● **Required work**
Below this line is a listing that includes pictures. Copy exactly, and only, the lines from the one containing "Write the matplotlib code for this chart." through the one containing "plt.rcParams['axes.unicode_minus'] = False"; the pictures do not go in the copy.

● **Records**
BEGIN

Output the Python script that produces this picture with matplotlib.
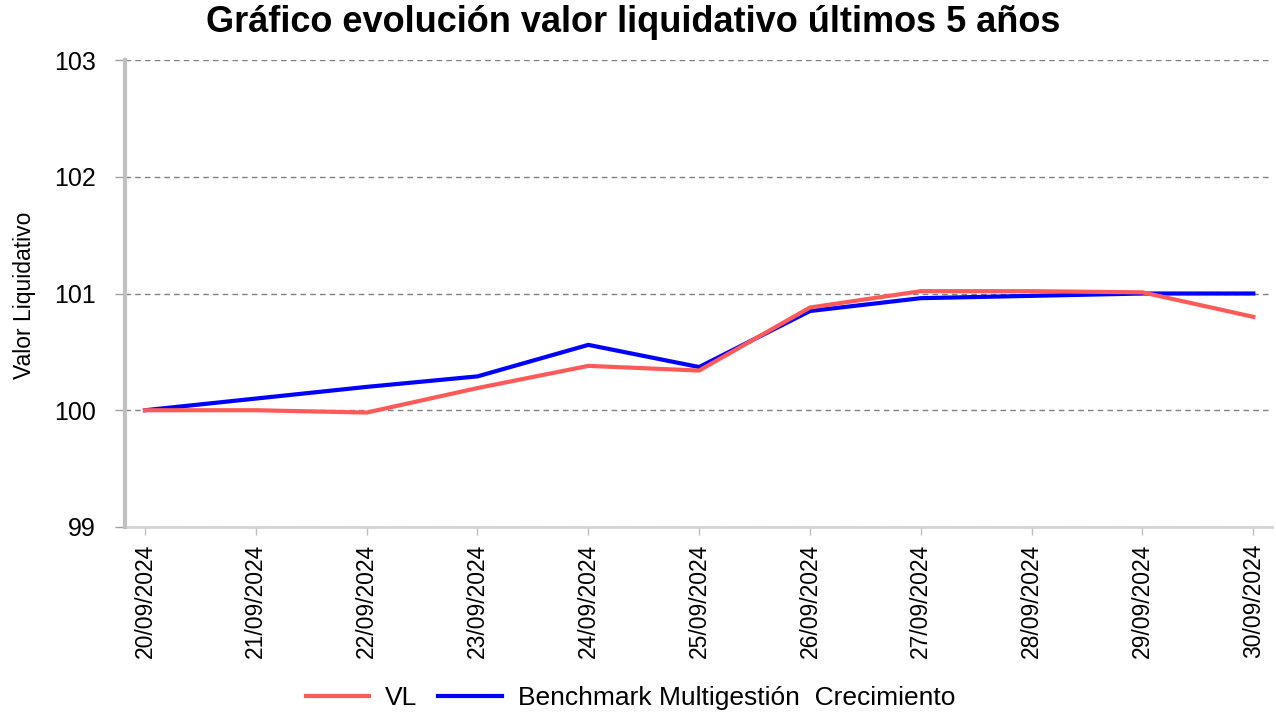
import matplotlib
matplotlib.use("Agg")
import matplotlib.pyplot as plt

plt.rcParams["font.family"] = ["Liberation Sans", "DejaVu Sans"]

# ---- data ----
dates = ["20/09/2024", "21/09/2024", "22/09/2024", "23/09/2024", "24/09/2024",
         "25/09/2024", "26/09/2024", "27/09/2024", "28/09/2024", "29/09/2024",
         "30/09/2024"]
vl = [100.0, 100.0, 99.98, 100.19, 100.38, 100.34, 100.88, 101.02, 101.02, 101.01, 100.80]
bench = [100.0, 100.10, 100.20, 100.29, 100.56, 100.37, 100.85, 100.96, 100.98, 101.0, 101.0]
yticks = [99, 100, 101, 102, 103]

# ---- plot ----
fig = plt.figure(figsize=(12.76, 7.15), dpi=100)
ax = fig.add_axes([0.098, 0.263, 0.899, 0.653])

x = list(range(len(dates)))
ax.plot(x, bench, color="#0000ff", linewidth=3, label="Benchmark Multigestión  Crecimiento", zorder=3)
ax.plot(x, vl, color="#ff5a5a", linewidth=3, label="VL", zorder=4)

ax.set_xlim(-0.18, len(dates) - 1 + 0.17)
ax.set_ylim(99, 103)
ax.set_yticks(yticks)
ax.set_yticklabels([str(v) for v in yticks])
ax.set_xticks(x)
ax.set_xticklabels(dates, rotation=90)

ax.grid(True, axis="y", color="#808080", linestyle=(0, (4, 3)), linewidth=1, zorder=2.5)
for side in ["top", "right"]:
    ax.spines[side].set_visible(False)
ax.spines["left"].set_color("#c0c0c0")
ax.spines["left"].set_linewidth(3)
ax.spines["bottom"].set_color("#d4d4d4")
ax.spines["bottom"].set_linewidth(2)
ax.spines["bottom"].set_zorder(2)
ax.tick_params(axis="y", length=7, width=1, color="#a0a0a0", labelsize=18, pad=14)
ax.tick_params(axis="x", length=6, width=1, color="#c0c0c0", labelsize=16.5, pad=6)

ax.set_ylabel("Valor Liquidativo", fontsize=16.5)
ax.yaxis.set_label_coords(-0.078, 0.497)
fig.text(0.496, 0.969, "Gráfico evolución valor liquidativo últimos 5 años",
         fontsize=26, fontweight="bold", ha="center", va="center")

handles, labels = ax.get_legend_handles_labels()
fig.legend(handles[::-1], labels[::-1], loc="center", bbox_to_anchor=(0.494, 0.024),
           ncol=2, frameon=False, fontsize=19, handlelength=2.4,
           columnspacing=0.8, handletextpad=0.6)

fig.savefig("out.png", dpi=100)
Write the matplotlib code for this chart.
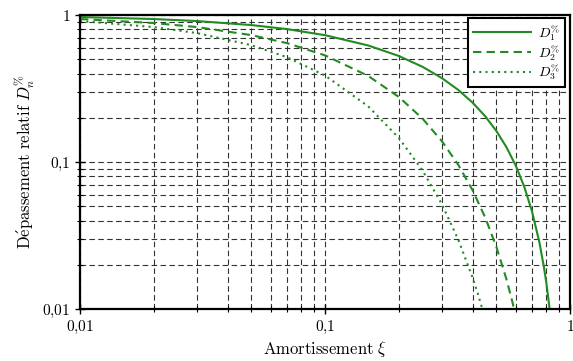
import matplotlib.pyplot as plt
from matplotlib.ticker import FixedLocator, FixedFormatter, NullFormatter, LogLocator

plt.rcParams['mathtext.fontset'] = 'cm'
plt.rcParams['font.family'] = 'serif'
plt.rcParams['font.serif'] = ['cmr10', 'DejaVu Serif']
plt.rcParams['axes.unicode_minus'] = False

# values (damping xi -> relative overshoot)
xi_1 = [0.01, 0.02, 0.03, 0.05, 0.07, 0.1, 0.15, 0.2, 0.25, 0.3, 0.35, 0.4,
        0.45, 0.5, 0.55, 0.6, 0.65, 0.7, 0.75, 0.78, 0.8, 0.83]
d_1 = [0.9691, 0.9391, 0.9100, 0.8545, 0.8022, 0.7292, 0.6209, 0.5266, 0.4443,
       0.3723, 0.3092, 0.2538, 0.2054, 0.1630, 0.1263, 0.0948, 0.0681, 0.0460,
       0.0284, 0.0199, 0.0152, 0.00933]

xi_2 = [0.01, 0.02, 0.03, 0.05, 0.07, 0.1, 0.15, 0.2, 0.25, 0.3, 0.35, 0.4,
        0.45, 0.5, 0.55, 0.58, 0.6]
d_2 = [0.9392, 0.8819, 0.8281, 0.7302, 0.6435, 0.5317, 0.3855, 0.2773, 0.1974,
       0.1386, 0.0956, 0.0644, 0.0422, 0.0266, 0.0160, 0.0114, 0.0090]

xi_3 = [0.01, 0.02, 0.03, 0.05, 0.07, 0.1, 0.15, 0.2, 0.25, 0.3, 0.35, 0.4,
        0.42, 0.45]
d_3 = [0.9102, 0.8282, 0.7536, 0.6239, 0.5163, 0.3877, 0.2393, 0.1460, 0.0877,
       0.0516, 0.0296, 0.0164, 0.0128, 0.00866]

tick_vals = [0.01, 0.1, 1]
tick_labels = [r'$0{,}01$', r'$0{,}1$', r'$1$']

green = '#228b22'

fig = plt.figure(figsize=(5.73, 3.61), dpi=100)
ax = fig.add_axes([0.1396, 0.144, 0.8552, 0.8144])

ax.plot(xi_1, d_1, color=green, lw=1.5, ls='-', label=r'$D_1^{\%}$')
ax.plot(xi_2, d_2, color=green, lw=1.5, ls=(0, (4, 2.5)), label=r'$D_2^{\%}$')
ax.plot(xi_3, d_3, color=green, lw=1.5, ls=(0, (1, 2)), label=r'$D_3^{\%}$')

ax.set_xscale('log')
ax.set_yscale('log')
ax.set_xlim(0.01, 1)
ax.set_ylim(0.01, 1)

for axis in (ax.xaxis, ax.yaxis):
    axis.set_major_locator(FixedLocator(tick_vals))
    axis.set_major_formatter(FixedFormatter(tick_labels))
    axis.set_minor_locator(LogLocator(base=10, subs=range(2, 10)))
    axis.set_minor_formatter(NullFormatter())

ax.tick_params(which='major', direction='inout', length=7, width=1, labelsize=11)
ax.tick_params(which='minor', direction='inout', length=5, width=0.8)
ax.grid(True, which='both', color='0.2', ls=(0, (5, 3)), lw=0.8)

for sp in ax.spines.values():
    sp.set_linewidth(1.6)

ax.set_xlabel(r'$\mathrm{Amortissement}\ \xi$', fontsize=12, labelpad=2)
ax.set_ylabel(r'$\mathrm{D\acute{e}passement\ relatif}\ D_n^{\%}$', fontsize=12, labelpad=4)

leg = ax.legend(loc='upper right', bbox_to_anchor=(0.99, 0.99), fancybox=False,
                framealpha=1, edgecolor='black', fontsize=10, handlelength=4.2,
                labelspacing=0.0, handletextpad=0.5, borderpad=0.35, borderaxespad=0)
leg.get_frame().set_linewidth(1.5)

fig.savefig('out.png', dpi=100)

END
BEGIN

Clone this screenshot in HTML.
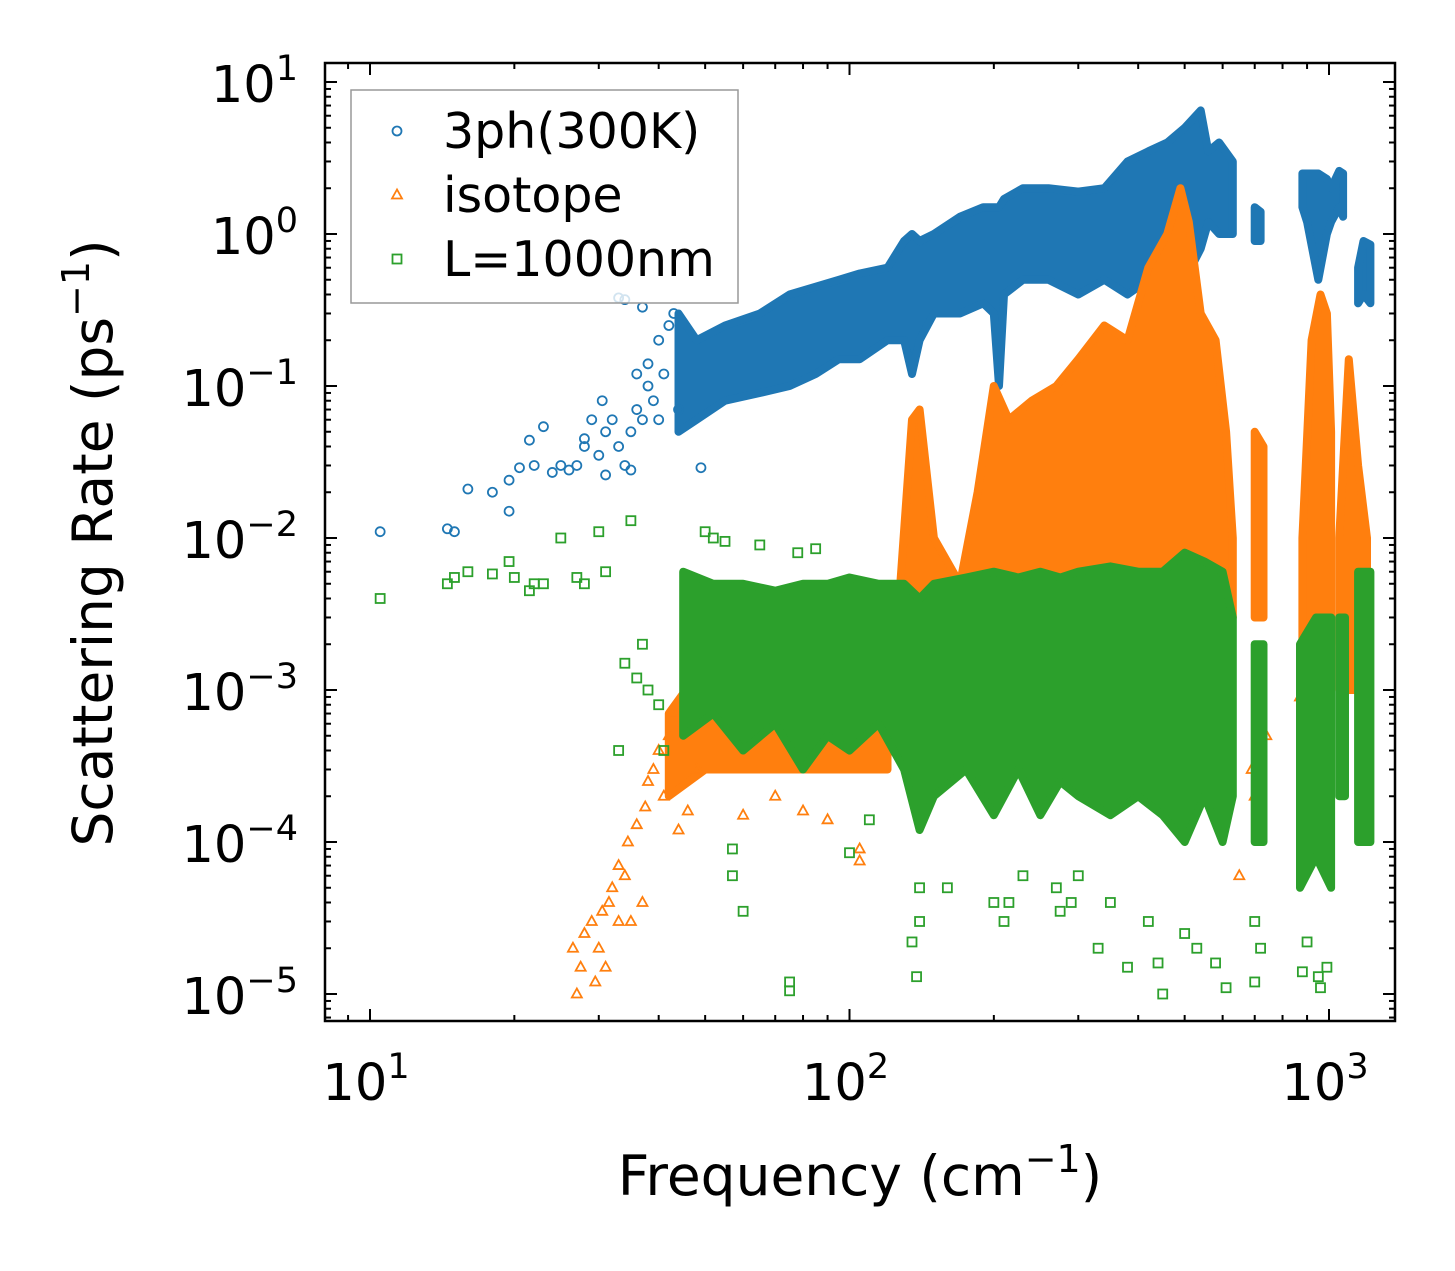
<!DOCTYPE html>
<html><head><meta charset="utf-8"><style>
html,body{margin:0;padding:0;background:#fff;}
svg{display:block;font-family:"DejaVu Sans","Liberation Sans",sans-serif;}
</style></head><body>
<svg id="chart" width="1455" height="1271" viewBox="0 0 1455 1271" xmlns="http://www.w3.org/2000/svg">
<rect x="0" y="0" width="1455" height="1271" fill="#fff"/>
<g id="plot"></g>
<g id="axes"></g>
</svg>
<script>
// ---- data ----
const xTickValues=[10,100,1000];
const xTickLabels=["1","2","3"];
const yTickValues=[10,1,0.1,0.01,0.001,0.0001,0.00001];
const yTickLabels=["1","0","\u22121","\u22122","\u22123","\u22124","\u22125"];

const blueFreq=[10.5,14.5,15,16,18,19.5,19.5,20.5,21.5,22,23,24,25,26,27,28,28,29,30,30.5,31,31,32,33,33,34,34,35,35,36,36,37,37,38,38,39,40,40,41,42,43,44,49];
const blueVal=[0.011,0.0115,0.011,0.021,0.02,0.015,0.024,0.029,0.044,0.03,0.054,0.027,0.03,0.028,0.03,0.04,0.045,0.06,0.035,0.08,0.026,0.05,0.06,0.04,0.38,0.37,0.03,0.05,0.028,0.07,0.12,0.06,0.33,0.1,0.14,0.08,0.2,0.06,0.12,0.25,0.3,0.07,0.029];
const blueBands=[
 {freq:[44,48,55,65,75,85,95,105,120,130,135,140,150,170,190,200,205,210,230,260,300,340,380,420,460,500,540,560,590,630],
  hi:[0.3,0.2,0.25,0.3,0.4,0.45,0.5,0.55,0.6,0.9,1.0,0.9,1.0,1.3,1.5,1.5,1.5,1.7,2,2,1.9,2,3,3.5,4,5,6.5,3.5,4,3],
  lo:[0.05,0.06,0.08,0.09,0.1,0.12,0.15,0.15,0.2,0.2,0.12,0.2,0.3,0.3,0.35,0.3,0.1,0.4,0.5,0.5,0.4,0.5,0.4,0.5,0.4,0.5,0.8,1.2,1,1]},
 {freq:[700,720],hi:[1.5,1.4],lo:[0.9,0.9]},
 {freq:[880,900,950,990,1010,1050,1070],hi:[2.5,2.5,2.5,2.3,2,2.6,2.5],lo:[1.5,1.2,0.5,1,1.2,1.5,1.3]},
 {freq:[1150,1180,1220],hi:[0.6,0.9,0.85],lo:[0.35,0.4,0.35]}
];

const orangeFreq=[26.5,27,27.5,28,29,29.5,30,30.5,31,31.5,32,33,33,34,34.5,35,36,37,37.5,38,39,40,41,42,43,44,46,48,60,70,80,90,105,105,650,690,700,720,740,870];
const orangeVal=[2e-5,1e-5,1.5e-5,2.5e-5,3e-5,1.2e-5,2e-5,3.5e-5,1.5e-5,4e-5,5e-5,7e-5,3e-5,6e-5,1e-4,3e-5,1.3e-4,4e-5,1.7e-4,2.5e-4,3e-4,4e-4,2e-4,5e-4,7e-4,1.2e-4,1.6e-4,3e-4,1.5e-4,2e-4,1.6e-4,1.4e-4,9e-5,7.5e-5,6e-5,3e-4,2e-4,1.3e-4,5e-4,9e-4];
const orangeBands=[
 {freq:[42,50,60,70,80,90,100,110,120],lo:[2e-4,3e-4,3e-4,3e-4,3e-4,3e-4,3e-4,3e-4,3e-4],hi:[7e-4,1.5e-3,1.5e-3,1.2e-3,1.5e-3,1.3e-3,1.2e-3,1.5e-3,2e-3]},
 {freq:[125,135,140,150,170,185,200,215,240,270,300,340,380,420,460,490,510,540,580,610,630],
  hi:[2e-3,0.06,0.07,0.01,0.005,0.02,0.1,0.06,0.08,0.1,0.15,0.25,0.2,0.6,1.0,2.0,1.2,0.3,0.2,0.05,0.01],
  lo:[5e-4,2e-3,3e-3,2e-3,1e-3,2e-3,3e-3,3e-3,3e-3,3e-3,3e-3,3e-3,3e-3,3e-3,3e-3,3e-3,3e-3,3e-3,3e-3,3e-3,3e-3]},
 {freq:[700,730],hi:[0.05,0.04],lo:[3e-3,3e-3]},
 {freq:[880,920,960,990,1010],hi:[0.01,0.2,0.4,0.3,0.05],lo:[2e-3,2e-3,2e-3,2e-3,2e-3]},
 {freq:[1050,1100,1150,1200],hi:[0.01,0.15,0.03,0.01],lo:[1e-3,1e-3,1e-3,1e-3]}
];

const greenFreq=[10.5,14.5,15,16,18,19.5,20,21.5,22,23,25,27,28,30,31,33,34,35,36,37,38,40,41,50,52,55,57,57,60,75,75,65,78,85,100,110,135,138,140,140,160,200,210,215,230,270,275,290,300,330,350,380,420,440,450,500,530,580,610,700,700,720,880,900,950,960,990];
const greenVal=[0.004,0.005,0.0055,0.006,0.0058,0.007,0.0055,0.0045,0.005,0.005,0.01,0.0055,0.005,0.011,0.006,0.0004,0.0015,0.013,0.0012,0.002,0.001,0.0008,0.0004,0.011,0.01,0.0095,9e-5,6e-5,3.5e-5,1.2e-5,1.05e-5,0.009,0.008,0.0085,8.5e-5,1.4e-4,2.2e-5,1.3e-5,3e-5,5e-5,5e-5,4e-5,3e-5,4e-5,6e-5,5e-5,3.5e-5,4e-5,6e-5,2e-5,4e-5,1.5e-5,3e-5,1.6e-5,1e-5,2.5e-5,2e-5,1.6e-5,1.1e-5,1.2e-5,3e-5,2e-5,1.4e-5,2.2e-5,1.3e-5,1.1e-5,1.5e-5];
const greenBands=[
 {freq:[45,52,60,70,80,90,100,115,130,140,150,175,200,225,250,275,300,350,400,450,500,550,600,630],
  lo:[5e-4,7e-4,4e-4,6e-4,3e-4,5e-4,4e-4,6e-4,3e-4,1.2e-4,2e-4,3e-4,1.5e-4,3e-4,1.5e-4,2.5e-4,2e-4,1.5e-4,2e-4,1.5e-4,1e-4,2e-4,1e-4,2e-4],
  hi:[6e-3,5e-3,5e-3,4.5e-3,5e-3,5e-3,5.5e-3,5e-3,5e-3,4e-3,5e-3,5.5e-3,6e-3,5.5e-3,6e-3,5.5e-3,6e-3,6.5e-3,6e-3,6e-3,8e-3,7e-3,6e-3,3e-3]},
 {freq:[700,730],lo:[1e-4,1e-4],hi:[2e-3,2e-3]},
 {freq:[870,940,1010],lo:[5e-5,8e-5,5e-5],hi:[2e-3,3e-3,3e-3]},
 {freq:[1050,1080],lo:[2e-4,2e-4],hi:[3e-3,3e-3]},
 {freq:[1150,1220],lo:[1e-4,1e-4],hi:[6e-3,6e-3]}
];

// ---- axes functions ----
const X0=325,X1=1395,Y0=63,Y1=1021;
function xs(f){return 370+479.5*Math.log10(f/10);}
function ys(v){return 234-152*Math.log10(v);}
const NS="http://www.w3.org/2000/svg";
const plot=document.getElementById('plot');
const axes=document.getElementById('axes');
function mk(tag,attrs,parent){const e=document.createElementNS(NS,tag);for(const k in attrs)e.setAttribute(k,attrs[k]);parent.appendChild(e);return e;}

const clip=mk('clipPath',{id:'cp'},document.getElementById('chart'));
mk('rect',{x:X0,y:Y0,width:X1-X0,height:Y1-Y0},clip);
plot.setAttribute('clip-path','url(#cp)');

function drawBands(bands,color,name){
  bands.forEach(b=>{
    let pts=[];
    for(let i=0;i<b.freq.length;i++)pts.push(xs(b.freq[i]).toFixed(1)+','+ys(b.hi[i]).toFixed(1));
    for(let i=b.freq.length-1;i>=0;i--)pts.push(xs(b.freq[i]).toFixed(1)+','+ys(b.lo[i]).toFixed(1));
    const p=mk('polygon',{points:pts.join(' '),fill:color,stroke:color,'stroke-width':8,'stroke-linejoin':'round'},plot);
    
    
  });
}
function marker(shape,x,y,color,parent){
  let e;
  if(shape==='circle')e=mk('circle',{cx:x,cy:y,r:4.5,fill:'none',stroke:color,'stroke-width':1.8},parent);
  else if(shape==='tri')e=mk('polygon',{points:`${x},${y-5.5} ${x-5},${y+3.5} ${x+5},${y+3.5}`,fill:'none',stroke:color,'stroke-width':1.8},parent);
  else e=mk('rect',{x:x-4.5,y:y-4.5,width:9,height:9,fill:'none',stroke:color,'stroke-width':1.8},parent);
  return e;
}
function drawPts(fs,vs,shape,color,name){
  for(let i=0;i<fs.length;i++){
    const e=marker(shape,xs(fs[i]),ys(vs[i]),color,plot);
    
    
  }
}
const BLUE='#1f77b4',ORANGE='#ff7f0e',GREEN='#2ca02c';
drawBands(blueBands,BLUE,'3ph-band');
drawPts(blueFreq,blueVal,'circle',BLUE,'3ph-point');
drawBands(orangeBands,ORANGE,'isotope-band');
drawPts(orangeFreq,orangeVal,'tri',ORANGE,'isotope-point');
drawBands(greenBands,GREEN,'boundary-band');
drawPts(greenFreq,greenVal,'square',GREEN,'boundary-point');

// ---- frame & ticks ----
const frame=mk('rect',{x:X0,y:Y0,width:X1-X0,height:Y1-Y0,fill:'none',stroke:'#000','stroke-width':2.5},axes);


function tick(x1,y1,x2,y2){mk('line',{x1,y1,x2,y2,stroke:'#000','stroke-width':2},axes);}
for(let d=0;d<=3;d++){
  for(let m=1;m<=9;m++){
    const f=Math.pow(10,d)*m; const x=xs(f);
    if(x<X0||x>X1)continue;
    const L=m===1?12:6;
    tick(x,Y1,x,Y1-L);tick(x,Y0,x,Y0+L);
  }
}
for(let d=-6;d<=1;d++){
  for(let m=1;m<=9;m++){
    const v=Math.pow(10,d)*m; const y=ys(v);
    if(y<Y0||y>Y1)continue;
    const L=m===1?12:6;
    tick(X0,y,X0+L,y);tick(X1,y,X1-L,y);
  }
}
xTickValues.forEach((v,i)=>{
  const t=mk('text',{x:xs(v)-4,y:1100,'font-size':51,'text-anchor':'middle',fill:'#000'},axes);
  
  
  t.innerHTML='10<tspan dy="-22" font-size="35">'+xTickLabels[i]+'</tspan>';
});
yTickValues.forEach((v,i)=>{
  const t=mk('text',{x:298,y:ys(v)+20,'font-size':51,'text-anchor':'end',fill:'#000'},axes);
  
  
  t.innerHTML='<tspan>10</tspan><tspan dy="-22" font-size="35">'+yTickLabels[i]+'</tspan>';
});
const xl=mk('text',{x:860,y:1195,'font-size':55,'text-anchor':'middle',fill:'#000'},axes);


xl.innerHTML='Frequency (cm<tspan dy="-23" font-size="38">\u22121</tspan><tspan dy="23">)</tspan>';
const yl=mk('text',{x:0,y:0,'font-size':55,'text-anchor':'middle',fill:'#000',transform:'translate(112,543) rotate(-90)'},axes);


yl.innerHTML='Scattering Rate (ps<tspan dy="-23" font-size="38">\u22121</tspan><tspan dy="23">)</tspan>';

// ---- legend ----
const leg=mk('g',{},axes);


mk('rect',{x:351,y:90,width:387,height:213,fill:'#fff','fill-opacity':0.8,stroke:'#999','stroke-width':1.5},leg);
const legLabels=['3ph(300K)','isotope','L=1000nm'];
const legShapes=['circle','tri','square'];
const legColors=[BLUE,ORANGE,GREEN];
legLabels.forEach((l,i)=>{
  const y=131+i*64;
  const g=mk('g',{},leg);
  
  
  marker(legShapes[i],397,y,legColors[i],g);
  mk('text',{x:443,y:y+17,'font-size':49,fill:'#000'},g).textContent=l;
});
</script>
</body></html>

END

● **Response**
Write the matplotlib code for this chart.
import matplotlib.pyplot as plt
from matplotlib.ticker import FixedLocator, FixedFormatter, NullFormatter, LogLocator

plt.rcParams['mathtext.fontset'] = 'cm'
plt.rcParams['font.family'] = 'serif'
plt.rcParams['font.serif'] = ['cmr10', 'DejaVu Serif']
plt.rcParams['axes.unicode_minus'] = False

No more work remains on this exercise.